Pick every line with "this" from the material below.
=== SUPPLIED ENTRIES ===
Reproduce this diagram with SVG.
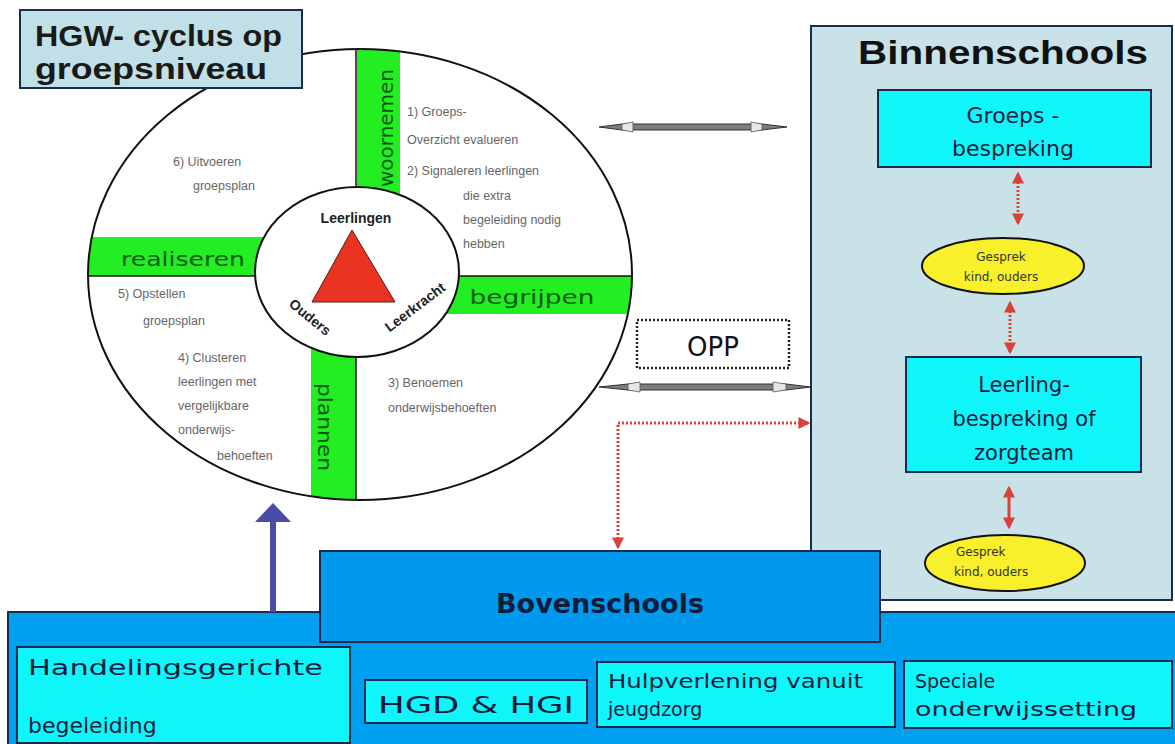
===
=== SUPPLIED ENTRIES ===
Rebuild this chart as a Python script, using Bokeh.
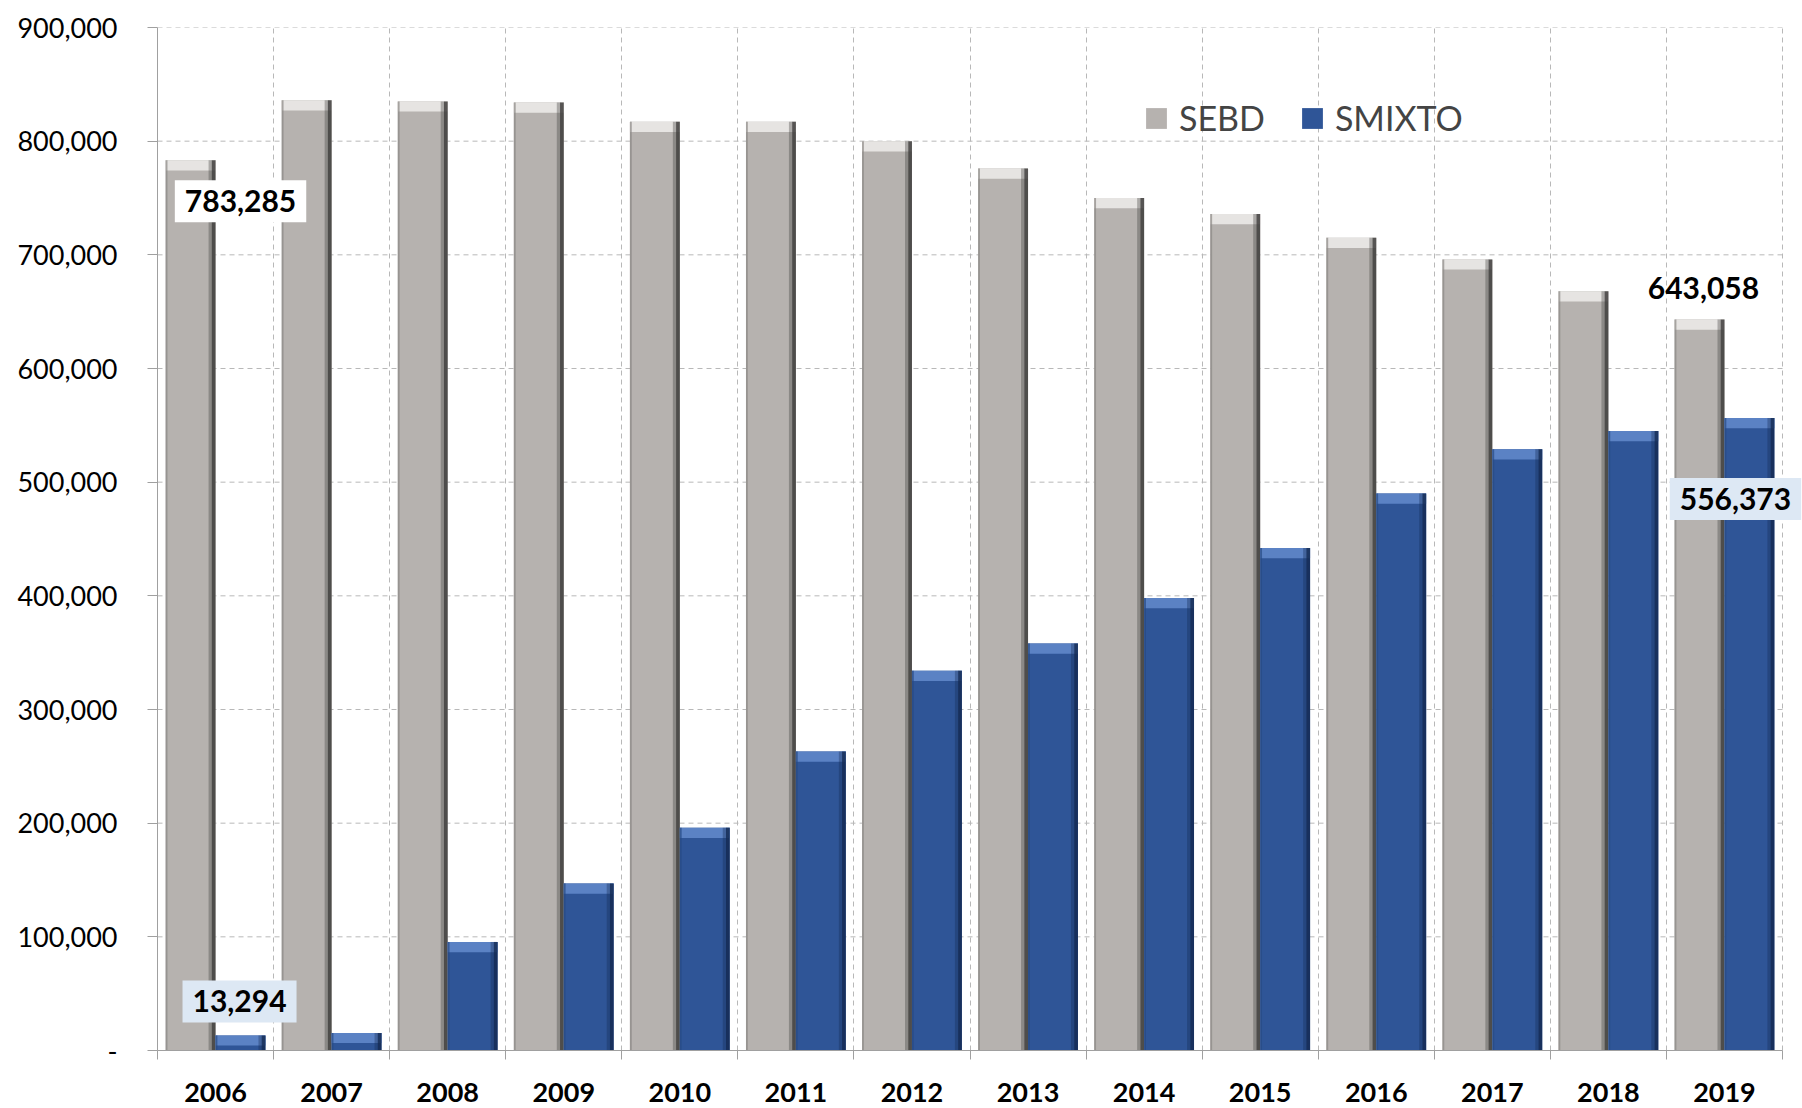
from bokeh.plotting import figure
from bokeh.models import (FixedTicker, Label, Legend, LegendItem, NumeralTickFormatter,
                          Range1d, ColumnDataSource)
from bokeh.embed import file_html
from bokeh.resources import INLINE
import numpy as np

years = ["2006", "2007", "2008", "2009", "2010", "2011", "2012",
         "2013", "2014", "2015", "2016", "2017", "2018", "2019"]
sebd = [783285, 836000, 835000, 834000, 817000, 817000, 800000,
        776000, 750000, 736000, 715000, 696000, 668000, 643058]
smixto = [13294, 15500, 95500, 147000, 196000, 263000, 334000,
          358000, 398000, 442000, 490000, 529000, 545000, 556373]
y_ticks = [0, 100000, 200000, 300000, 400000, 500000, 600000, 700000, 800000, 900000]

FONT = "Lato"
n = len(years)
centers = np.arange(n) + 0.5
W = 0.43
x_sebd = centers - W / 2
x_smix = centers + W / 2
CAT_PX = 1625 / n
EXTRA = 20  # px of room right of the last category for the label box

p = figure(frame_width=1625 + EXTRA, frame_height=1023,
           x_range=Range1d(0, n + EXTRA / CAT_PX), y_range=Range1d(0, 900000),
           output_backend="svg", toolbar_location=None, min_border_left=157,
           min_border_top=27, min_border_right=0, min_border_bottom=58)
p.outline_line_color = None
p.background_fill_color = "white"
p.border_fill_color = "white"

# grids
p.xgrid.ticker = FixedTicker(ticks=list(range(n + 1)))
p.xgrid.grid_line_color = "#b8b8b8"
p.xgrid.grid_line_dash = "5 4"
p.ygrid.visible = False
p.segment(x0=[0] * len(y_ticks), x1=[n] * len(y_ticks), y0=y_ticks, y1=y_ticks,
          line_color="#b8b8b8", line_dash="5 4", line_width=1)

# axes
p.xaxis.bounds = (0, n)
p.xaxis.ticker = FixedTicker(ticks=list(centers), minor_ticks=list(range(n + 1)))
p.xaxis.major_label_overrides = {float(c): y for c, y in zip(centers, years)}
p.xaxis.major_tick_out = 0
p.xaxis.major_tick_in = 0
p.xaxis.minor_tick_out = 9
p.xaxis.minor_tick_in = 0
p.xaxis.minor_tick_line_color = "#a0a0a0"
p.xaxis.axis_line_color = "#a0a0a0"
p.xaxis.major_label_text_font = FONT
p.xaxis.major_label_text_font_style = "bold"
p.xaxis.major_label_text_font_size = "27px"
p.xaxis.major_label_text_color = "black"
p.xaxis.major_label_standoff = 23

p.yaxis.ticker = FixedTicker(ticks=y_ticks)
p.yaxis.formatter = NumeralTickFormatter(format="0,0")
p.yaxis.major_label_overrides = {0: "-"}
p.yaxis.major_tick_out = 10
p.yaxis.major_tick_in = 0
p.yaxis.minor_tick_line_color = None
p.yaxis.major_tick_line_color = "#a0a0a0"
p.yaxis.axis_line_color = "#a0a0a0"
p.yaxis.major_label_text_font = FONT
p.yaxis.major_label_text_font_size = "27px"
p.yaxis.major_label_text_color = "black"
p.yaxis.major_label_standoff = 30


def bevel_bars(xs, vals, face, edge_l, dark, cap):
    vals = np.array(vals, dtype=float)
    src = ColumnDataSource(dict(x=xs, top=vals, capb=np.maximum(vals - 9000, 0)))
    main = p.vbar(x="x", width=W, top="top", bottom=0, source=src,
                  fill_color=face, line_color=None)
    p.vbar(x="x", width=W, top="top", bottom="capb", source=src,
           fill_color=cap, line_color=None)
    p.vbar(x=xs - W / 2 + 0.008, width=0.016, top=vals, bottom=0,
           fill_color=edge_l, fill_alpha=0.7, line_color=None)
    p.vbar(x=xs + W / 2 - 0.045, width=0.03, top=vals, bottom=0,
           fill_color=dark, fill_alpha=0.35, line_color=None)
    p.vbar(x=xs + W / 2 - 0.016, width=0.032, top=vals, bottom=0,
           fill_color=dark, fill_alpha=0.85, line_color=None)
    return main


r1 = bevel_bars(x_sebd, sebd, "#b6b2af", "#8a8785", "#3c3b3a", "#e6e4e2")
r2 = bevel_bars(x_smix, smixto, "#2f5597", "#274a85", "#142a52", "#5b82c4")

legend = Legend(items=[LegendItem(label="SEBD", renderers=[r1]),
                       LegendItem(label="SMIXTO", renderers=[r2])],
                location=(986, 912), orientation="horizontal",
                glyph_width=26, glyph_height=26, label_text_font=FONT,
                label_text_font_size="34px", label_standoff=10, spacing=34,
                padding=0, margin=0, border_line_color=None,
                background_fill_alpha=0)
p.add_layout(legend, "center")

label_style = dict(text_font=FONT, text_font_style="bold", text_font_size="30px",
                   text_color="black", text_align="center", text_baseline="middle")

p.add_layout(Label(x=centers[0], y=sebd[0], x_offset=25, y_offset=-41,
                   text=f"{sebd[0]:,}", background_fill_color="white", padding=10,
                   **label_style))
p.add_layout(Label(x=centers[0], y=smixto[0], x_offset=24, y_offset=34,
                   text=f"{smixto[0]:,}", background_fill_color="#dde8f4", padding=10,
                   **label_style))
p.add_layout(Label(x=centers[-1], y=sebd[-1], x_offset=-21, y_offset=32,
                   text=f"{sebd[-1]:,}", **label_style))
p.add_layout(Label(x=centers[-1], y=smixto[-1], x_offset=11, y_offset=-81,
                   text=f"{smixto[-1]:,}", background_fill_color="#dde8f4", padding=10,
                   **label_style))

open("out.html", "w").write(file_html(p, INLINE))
===
#### [TASK RESULT]
Reproduce this diagram with SVG.
Rebuild this chart as a Python script, using Bokeh.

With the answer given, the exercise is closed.